On 15 March 2011, then interior minister Mansour Eissawi dissolved the State Security Investigations body and all its branches across the nation following massive protests against the body and its practices. On 4 March, protesters broke into State Security offices in Alexandria and the following day they raided the main headquarters in Nasr City. Interior Ministry officials, to curb public anger, said they had set up a new National Security Department whose job was to preserve national security and combat terrorism according to the law and the constitution and in tune with human rights values.
But for the past year it has become common to hear complaints from different activists about the return of old State Security practices and that some of the officers who committed atrocities against activists in the past are back in business.
Khaled Harbi, a coordinator with the GIC, and other activists noted how the National Security body was meddling in political affairs and imposing restrictions on Islamist activists or gathering information about them.
“We are waiting to see the response to our list of demands, which include purging National Security of all officers who worked under Mubarak and who were charged with torture cases. If we do not get a proper response, our reaction will be shattering,” Harbi said.
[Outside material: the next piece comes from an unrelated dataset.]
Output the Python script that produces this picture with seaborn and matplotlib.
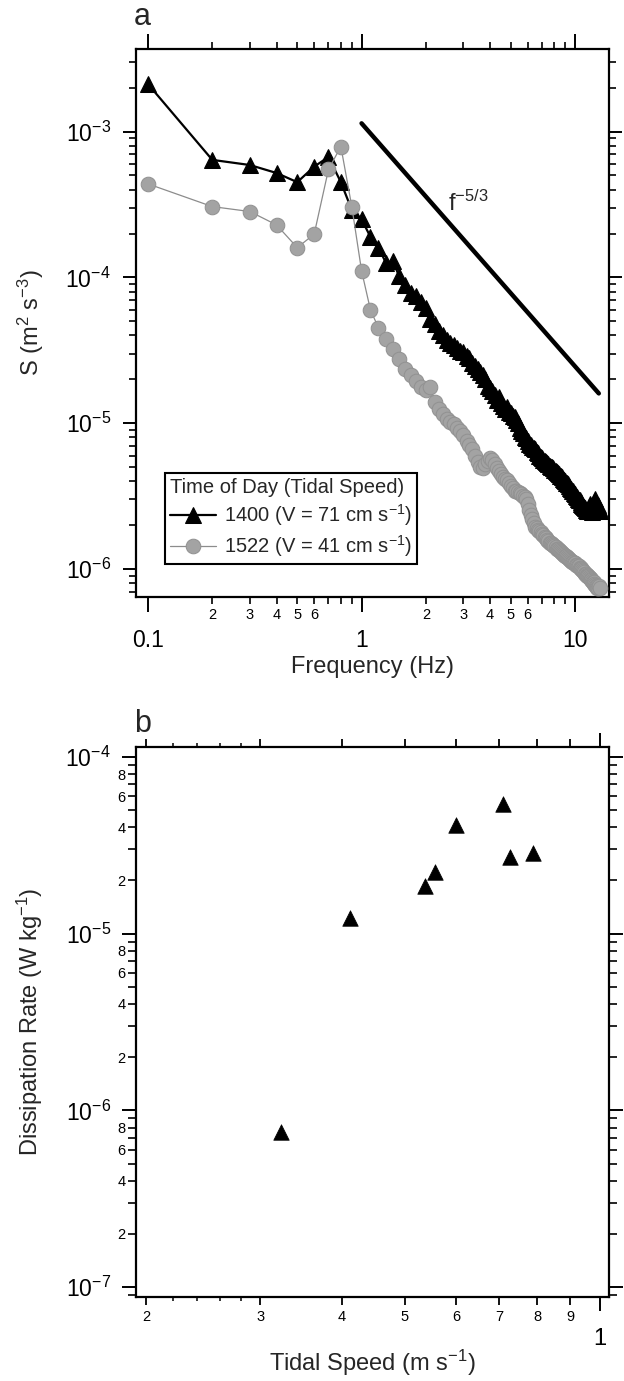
import matplotlib
matplotlib.use("Agg")
import matplotlib.pyplot as plt
import numpy as np
import pandas as pd
import seaborn as sns
from matplotlib.ticker import FixedLocator, FixedFormatter, FuncFormatter, NullLocator, LogLocator

# ---------------- data ----------------
freq = [0.1, 0.2, 0.3, 0.4, 0.5, 0.6, 0.7, 0.8, 0.9, 1.0,
        1.1, 1.2, 1.3, 1.4, 1.5, 1.6, 1.7, 1.8, 1.9, 2.0,
        2.1, 2.2, 2.3, 2.4, 2.5, 2.6, 2.7, 2.8, 2.9, 3.0,
        3.1, 3.2, 3.3, 3.4, 3.5, 3.6, 3.7, 3.8, 3.9, 4.0,
        4.1, 4.2, 4.3, 4.4, 4.5, 4.6, 4.7, 4.8, 4.9, 5.0,
        5.1, 5.2, 5.3, 5.4, 5.5, 5.6, 5.7, 5.8, 5.9, 6.0,
        6.1, 6.2, 6.3, 6.4, 6.5, 6.6, 6.7, 6.8, 6.9, 7.0,
        7.1, 7.2, 7.3, 7.4, 7.5, 7.6, 7.7, 7.8, 7.9, 8.0,
        8.1, 8.2, 8.3, 8.4, 8.5, 8.6, 8.7, 8.8, 8.9, 9.0,
        9.1, 9.2, 9.3, 9.4, 9.5, 9.6, 9.7, 9.8, 9.9, 10.0,
        10.1, 10.2, 10.3, 10.4, 10.5, 10.6, 10.7, 10.8, 10.9, 11.0,
        11.1, 11.2, 11.3, 11.4, 11.5, 11.6, 11.7, 11.8, 11.9, 12.0,
        12.1, 12.2, 12.3, 12.4, 12.5, 12.6, 12.7, 12.8, 12.9, 13.0]

spec_1400 = [2.12e-3, 6.4e-4, 5.9e-4, 5.2e-4, 4.5e-4, 5.75e-4, 6.7e-4, 4.5e-4, 2.9e-4, 2.5e-4,
             1.9e-4, 1.6e-4, 1.26e-4, 1.29e-4, 1.02e-4, 8.9e-5, 7.8e-5, 7.4e-5, 6.8e-5, 6.2e-5,
             5.2e-5, 4.8e-5, 4.3e-5, 4.0e-5, 3.7e-5, 3.55e-5, 3.45e-5, 3.3e-5, 3.15e-5, 3.1e-5,
             2.9e-5, 2.8e-5, 2.6e-5, 2.45e-5, 2.35e-5, 2.25e-5, 2.15e-5, 2.0e-5, 1.8e-5, 1.75e-5,
             1.65e-5, 1.55e-5, 1.45e-5, 1.5e-5, 1.38e-5, 1.32e-5, 1.26e-5, 1.3e-5, 1.2e-5, 1.18e-5,
             1.12e-5, 1.1e-5, 1.05e-5, 1.0e-5, 9.3e-6, 8.9e-6, 8.5e-6, 8.1e-6, 7.9e-6, 7.6e-6,
             7.2e-6, 7.1e-6, 6.9e-6, 6.8e-6, 6.6e-6, 6.3e-6, 6.2e-6, 6.0e-6, 5.9e-6, 5.75e-6,
             5.6e-6, 5.5e-6, 5.4e-6, 5.35e-6, 5.25e-6, 5.1e-6, 5.0e-6, 5.0e-6, 4.9e-6, 4.8e-6,
             4.7e-6, 4.65e-6, 4.55e-6, 4.45e-6, 4.35e-6, 4.35e-6, 4.25e-6, 4.15e-6, 4.05e-6, 4.0e-6,
             3.9e-6, 3.9e-6, 3.8e-6, 3.7e-6, 3.6e-6, 3.55e-6, 3.45e-6, 3.4e-6, 3.3e-6, 3.25e-6,
             3.15e-6, 3.1e-6, 3.0e-6, 2.95e-6, 2.95e-6, 2.9e-6, 2.8e-6, 2.75e-6, 2.7e-6, 2.65e-6,
             2.62e-6, 2.55e-6, 2.5e-6, 2.55e-6, 2.5e-6, 2.65e-6, 2.8e-6, 2.6e-6, 2.5e-6, 2.45e-6,
             2.55e-6, 2.7e-6, 2.9e-6, 3.0e-6, 2.85e-6, 2.7e-6, 2.6e-6, 2.75e-6, 2.6e-6, 2.5e-6]

spec_1522 = [4.38e-4, 3.06e-4, 2.83e-4, 2.29e-4, 1.6e-4, 1.98e-4, 5.5e-4, 7.9e-4, 3.06e-4, 1.11e-4,
             6.0e-5, 4.5e-5, 3.8e-5, 3.25e-5, 2.75e-5, 2.35e-5, 2.15e-5, 1.95e-5, 1.78e-5, 1.7e-5,
             1.78e-5, 1.4e-5, 1.26e-5, 1.15e-5, 1.07e-5, 1.02e-5, 9.8e-6, 9.3e-6, 8.9e-6, 8.3e-6,
             7.6e-6, 7.1e-6, 6.6e-6, 6.0e-6, 5.4e-6, 5.0e-6, 4.9e-6, 5.25e-6, 5.5e-6, 5.75e-6,
             5.6e-6, 5.25e-6, 4.9e-6, 4.7e-6, 4.45e-6, 4.25e-6, 4.15e-6, 4.05e-6, 3.9e-6, 3.7e-6,
             3.6e-6, 3.45e-6, 3.4e-6, 3.38e-6, 3.3e-6, 3.25e-6, 3.15e-6, 3.1e-6, 3.0e-6, 2.8e-6,
             2.55e-6, 2.35e-6, 2.2e-6, 2.05e-6, 1.95e-6, 1.9e-6, 1.85e-6, 1.82e-6, 1.78e-6, 1.74e-6,
             1.7e-6, 1.66e-6, 1.62e-6, 1.58e-6, 1.55e-6, 1.51e-6, 1.5e-6, 1.48e-6, 1.45e-6, 1.44e-6,
             1.41e-6, 1.38e-6, 1.37e-6, 1.35e-6, 1.32e-6, 1.31e-6, 1.29e-6, 1.26e-6, 1.25e-6, 1.23e-6,
             1.22e-6, 1.2e-6, 1.19e-6, 1.17e-6, 1.15e-6, 1.14e-6, 1.12e-6, 1.11e-6, 1.1e-6, 1.09e-6,
             1.07e-6, 1.06e-6, 1.05e-6, 1.04e-6, 1.02e-6, 1.01e-6, 1.0e-6, 9.8e-7, 9.7e-7, 9.5e-7,
             9.3e-7, 9.2e-7, 9.1e-7, 9.0e-7, 8.9e-7, 8.8e-7, 8.7e-7, 8.5e-7, 8.4e-7, 8.3e-7,
             8.2e-7, 8.1e-7, 7.9e-7, 7.8e-7, 7.6e-7, 7.6e-7, 7.4e-7, 7.4e-7, 7.6e-7, 7.4e-7]

ref_f = [1.0, 12.9]
ref_s = [1.14e-3, 1.6e-5]

tidal_speed = [0.323, 0.412, 0.538, 0.557, 0.600, 0.708, 0.726, 0.789]
dissipation = [7.55e-7, 1.23e-5, 1.87e-5, 2.22e-5, 4.13e-5, 5.4e-5, 2.73e-5, 2.86e-5]

label_1400 = r"1400 (V = 71 cm s$^{-1}$)"
label_1522 = r"1522 (V = 41 cm s$^{-1}$)"

# ---------------- style ----------------
sns.set_theme(style="ticks")
plt.rcParams["font.family"] = ["Liberation Sans", "DejaVu Sans"]
plt.rcParams["mathtext.fontset"] = "custom"
plt.rcParams["mathtext.rm"] = "Liberation Sans"
plt.rcParams["mathtext.it"] = "Liberation Sans:italic"
plt.rcParams["mathtext.bf"] = "Liberation Sans:bold"
plt.rcParams["mathtext.sf"] = "Liberation Sans"
plt.rcParams["mathtext.default"] = "regular"
plt.rcParams["axes.linewidth"] = 1.6
plt.rcParams["axes.edgecolor"] = "black"
plt.rcParams["xtick.color"] = "black"
plt.rcParams["ytick.color"] = "black"

W, H = 624, 1381
fig = plt.figure(figsize=(W / 100, H / 100), dpi=100)
fig.patch.set_facecolor("white")

def px_axes(l, r, t, b):
    return fig.add_axes([l / W, 1 - b / H, (r - l) / W, (b - t) / H])

ax1 = px_axes(136, 609, 49.3, 596.7)
ax2 = px_axes(136, 609, 747, 1297)

def pow_fmt(v, pos):
    e = int(round(np.log10(v)))
    return r"$10^{%d}$" % e

# ---------------- panel a ----------------
ax1.set_xscale("log")
ax1.set_yscale("log")

df_a = pd.DataFrame({"f": freq, "s1400": spec_1400, "s1522": spec_1522})
sns.lineplot(data=df_a, x="f", y="s1400", ax=ax1, color="black", lw=1.6,
             marker="^", markersize=12, markeredgecolor="black",
             markerfacecolor="black", label=label_1400, sort=False, estimator=None,
             zorder=3)
sns.lineplot(data=df_a, x="f", y="s1522", ax=ax1, color="#8c8c8c", lw=0.9,
             marker="o", markersize=10.5, markeredgecolor="#929292",
             markerfacecolor="#a3a3a3", label=label_1522, sort=False, estimator=None,
             zorder=4)
sns.lineplot(x=ref_f, y=ref_s, ax=ax1, color="black", lw=3.2, legend=False, zorder=2)
ax1.text(2.55, 2.85e-4, r"f$^{-5/3}$", fontsize=17, va="baseline", ha="left")

ax1.set_xlim(0.0879, 14.4)
ax1.set_ylim(6.45e-7, 3.67e-3)

ax1.xaxis.set_major_locator(FixedLocator([0.1, 1, 10]))
ax1.xaxis.set_major_formatter(FixedFormatter(["0.1", "1", "10"]))
minor_a = [0.2, 0.3, 0.4, 0.5, 0.6, 0.7, 0.8, 0.9, 2, 3, 4, 5, 6, 7, 8, 9]
minor_a_lab = ["2", "3", "4", "5", "6", "", "", "", "2", "3", "4", "5", "6", "", "", ""]
ax1.xaxis.set_minor_locator(FixedLocator(minor_a))
ax1.xaxis.set_minor_formatter(FixedFormatter(minor_a_lab))
ax1.yaxis.set_major_locator(FixedLocator([1e-6, 1e-5, 1e-4, 1e-3]))
ax1.yaxis.set_major_formatter(FuncFormatter(pow_fmt))
ax1.yaxis.set_minor_locator(LogLocator(base=10, subs=np.arange(2, 10), numticks=20))
ax1.yaxis.set_minor_formatter(FuncFormatter(lambda v, p: ""))

ax1.tick_params(axis="x", which="major", direction="out", length=11, width=1.4,
                pad=12, labelsize=16.5, top=True, bottom=True, labeltop=False)
ax1.tick_params(axis="x", which="minor", direction="out", length=5, width=1.2,
                pad=3, labelsize=10.5, top=True, bottom=True, labeltop=False)
ax1.tick_params(axis="y", which="major", direction="out", length=9.5, width=1.4,
                pad=8.5, labelsize=16.5, left=True, right=True, labelright=False)
ax1.tick_params(axis="y", which="minor", direction="out", length=5, width=1.2,
                left=True, right=True, labelleft=False, labelright=False)

ax1.set_xlabel("Frequency (Hz)", fontsize=17)
ax1.xaxis.set_label_coords(0.5, -0.108)
ax1.set_ylabel(r"S (m$^{2}$ s$^{-3}$)", fontsize=17)
ax1.yaxis.set_label_coords(-0.19, 0.5)

h, l = ax1.get_legend_handles_labels()
leg = ax1.legend(h[:2], l[:2], title="Time of Day (Tidal Speed)", loc="lower left",
                 bbox_to_anchor=(0.061, 0.060), fontsize=14.5, title_fontsize=14.5,
                 frameon=True, fancybox=False, framealpha=1, edgecolor="black",
                 borderpad=0.25, labelspacing=0.25, handlelength=2.3,
                 handletextpad=0.4, borderaxespad=0, alignment="left")
leg.get_frame().set_linewidth(1.5)

# ---------------- panel b ----------------
ax2.set_xscale("log")
ax2.set_yscale("log")
df_b = pd.DataFrame({"speed": tidal_speed, "eps": dissipation})
sns.scatterplot(data=df_b, x="speed", y="eps", ax=ax2, marker="^", s=125,
                color="black", edgecolor="black", linewidth=0.5, legend=False)

ax2.set_xlim(0.193, 1.032)
ax2.set_ylim(8.79e-8, 1.138e-4)

ax2.xaxis.set_major_locator(FixedLocator([1.0]))
ax2.xaxis.set_major_formatter(FixedFormatter(["1"]))
minor_b = [0.2, 0.3, 0.4, 0.5, 0.6, 0.7, 0.8, 0.9]
ax2.xaxis.set_minor_locator(FixedLocator(minor_b))
ax2.xaxis.set_minor_formatter(FixedFormatter(["2", "3", "4", "5", "6", "7", "8", "9"]))
ax2.yaxis.set_major_locator(FixedLocator([1e-7, 1e-6, 1e-5, 1e-4]))
ax2.yaxis.set_major_formatter(FuncFormatter(pow_fmt))
ax2.yaxis.set_minor_locator(LogLocator(base=10, subs=np.arange(2, 10), numticks=20))

def minor_lab(v, pos):
    m = int(round(v / 10 ** np.floor(np.log10(v) + 1e-9)))
    return str(m) if m in (2, 4, 6, 8) else ""

ax2.yaxis.set_minor_formatter(FuncFormatter(minor_lab))

ax2.tick_params(axis="x", which="major", direction="out", length=10, width=1.4,
                pad=12, labelsize=17, top=True, bottom=True, labeltop=False)
ax2.tick_params(axis="x", which="minor", direction="out", length=5.5, width=1.3,
                pad=4, labelsize=10.5, top=True, bottom=True, labeltop=False)
ax2.tick_params(axis="y", which="major", direction="out", length=10, width=1.4,
                pad=8, labelsize=16.5, left=True, right=True, labelright=False)
ax2.tick_params(axis="y", which="minor", direction="out", length=5.5, width=1.2,
                pad=2, labelsize=10.5, left=True, right=True, labelright=False)

for loc in ("bottom", "top"):
    sec = ax2.secondary_xaxis(loc)
    sec.set_ticks([0.22, 0.24, 0.26, 0.28])
    sec.xaxis.set_minor_locator(NullLocator())
    sec.tick_params(axis="x", which="major", direction="out", length=3, width=1.1,
                    labelbottom=False, labeltop=False)
    for sp in sec.spines.values():
        sp.set_visible(False)

ax2.set_xlabel(r"Tidal Speed (m s$^{-1}$)", fontsize=17)
ax2.xaxis.set_label_coords(0.5, -0.093)
ax2.set_ylabel(r"Dissipation Rate (W kg$^{-1}$)", fontsize=17)
ax2.yaxis.set_label_coords(-0.192, 0.5)

# panel letters
fig.text(134 / W, 1 - 25 / H, "a", fontsize=22, ha="left", va="baseline")
fig.text(134 / W, 1 - 732 / H, "b", fontsize=22, ha="left", va="baseline")

fig.savefig("out.png", dpi=100, facecolor="white")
Going further, Tarek Al-Zomor, head of the political bureau of the Islamic Group (Al-Gamaa Al-Islamiya), proposed that the only way to curb politicisation of the National Security Department was to issue legislation defining its exact powers and to ensure accountability before the law. Of particular concern should be to define the areas in which it should be gathering information.
Sympathetic responses to Islamist calls from political rivals pointed to the possibility that efforts to end oppressive National Security practices could act as a unifying force that could break the acute polarisation that has gripped of the nation for months.
The question going forward is whether or not once revolutionary comrades can bury their differences, putting political rivalries aside, to coordinate on common causes.
Ali Al-Raggal, an activist and researcher on social studies from Alexandria, told Al-Ahram Weekly the idea was plausible. “Standing united in the face of abhorrent National Security practices against activists from across the spectrum could act as a unifying force,” he said. Such unity is, nonetheless, conditioned by a number of factors.
“First, Islamists should continue to put pressure on the president to reform the security establishment. This should not be a one-off event,” Al-Raggal insisted. Islamists, he continued, should also stop acting as though they are the only victims of National Security abuses.
“They should develop a new discourse that centres around common causes with other activists in order to mobilise larger segments and break the polarisation.”
Al-Raggal pointed out that one reason for the acute polarisation is that people feel there is no central cause to defend and rally around. The Islamists' protest against National Security abuses, he said, could be a starting point. He cited a number of cases of activists in Alexandria who have been kidnapped by National Security and brutally beaten.
Al-Raggal and other activists believe that “grand causes” in the fight against the old order included the security issue, but says that Islamists betrayed the revolutionary rank and file and failed to lend support when in power to the grand aspirations of the people.